Given request | Pick out every line with the word "this" and copy it.

BEGIN Entries

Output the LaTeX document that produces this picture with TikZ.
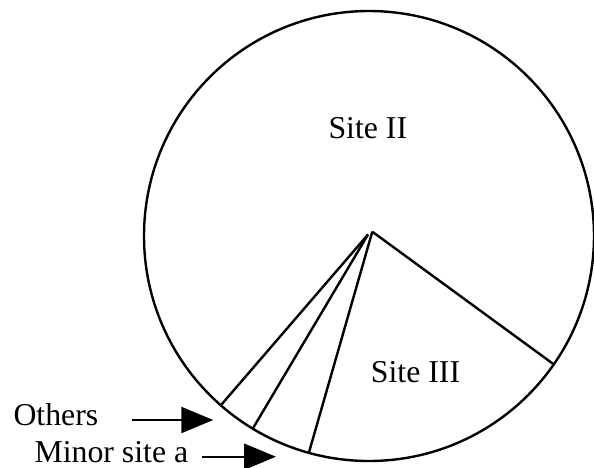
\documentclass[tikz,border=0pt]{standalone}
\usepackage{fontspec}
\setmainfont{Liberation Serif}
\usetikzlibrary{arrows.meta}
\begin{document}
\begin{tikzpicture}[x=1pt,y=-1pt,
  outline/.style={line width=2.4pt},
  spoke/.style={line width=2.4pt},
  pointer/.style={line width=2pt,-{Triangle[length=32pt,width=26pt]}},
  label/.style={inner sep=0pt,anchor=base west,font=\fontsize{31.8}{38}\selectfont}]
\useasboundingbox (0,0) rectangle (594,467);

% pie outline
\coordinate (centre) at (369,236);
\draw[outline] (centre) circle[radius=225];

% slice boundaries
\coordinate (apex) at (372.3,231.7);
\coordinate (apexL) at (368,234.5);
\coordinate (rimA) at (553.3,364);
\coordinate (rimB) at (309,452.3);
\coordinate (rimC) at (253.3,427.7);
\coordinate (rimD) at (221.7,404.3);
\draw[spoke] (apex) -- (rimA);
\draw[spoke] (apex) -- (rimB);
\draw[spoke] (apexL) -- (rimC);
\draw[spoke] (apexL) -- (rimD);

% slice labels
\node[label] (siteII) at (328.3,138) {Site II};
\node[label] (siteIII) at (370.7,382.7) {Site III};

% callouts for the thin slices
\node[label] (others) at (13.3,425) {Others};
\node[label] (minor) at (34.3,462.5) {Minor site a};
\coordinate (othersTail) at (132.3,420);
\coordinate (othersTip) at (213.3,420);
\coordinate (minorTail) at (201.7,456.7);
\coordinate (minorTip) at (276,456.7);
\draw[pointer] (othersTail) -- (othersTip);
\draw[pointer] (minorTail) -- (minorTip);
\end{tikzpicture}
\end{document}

END Entries
BEGIN Entries

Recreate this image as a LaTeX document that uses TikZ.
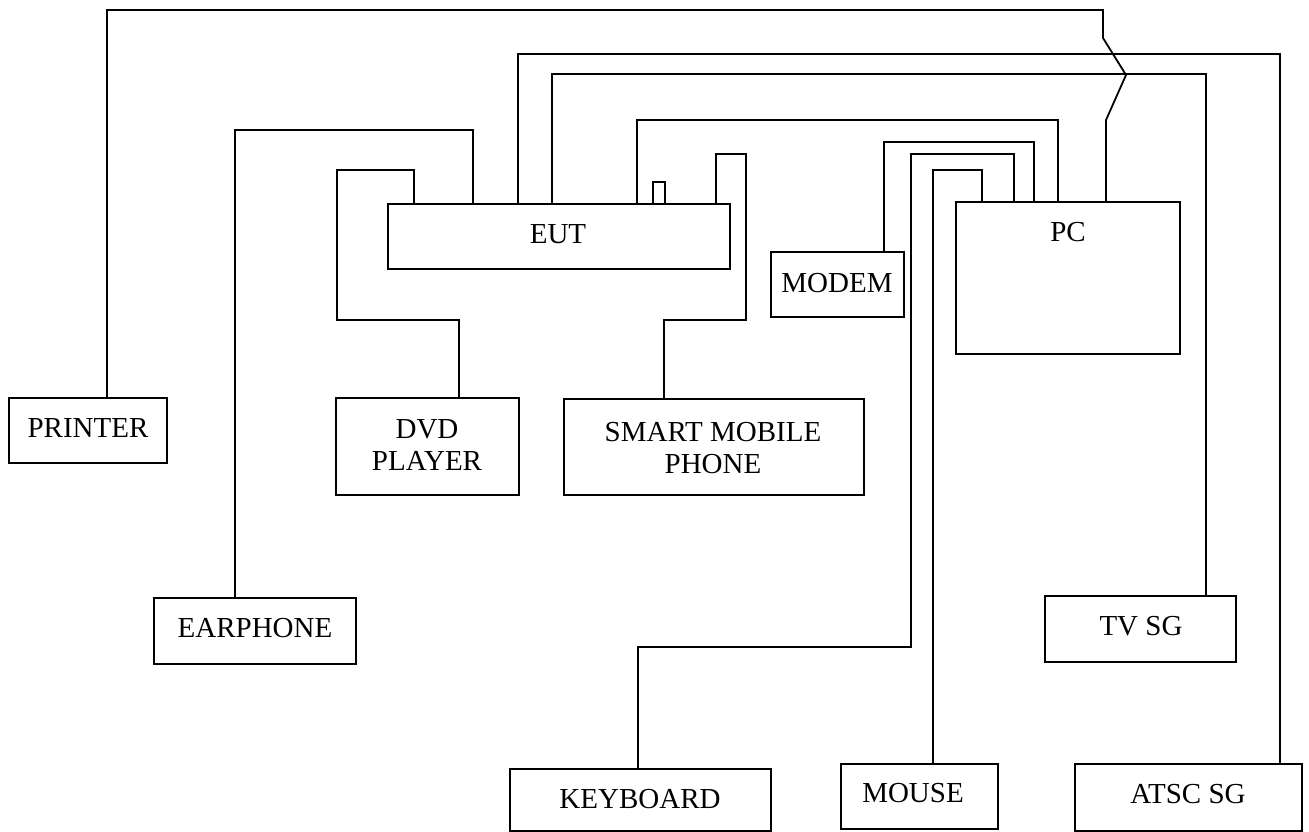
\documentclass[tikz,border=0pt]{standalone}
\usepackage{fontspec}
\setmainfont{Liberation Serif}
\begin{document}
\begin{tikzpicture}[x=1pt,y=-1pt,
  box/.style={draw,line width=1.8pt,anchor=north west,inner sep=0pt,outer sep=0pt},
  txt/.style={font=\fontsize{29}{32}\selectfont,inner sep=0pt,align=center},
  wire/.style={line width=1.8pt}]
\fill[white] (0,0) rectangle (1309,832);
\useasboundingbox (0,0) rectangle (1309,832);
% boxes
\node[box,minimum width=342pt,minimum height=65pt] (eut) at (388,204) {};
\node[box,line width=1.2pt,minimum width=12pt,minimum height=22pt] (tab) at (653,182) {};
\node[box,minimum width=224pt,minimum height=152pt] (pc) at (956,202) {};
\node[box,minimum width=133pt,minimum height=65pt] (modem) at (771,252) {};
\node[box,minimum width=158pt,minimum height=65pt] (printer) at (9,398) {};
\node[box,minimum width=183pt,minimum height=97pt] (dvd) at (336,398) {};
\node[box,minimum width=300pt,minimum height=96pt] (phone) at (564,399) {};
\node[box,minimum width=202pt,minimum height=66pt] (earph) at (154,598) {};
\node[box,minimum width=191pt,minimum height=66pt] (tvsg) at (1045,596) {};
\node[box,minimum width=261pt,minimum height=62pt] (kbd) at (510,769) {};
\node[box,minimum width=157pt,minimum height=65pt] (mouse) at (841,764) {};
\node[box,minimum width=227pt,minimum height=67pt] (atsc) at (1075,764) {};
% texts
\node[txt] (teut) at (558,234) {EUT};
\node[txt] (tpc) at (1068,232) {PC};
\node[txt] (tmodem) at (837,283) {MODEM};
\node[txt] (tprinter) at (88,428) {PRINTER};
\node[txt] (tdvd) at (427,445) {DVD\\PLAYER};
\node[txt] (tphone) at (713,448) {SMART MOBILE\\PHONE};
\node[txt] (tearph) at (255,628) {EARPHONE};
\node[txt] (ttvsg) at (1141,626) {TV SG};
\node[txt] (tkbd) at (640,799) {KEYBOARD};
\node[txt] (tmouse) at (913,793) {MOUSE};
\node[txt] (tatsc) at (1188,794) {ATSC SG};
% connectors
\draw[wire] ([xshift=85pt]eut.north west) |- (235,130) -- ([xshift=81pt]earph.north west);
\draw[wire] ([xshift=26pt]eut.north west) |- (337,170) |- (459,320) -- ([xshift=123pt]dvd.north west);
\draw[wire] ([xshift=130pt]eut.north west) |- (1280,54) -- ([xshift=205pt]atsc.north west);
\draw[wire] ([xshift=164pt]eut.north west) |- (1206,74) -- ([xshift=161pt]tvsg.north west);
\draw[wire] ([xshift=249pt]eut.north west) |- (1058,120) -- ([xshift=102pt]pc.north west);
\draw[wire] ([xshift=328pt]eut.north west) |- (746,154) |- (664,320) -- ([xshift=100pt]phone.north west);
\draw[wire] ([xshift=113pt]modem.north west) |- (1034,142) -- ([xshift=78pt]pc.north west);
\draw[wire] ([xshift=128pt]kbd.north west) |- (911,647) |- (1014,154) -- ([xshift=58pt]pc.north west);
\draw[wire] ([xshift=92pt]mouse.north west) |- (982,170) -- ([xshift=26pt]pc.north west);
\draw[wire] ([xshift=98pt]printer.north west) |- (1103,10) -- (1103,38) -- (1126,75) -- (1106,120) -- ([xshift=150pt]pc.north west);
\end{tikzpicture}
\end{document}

END Entries
BEGIN Entries

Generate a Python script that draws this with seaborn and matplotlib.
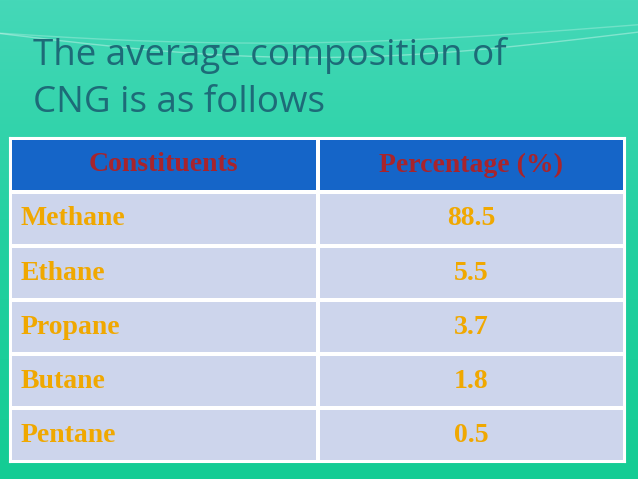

END Entries

Response below |
Output the LaTeX document that produces this picture with TikZ.
Recreate this image as a LaTeX document that uses TikZ.
Generate a Python script that draws this with seaborn and matplotlib.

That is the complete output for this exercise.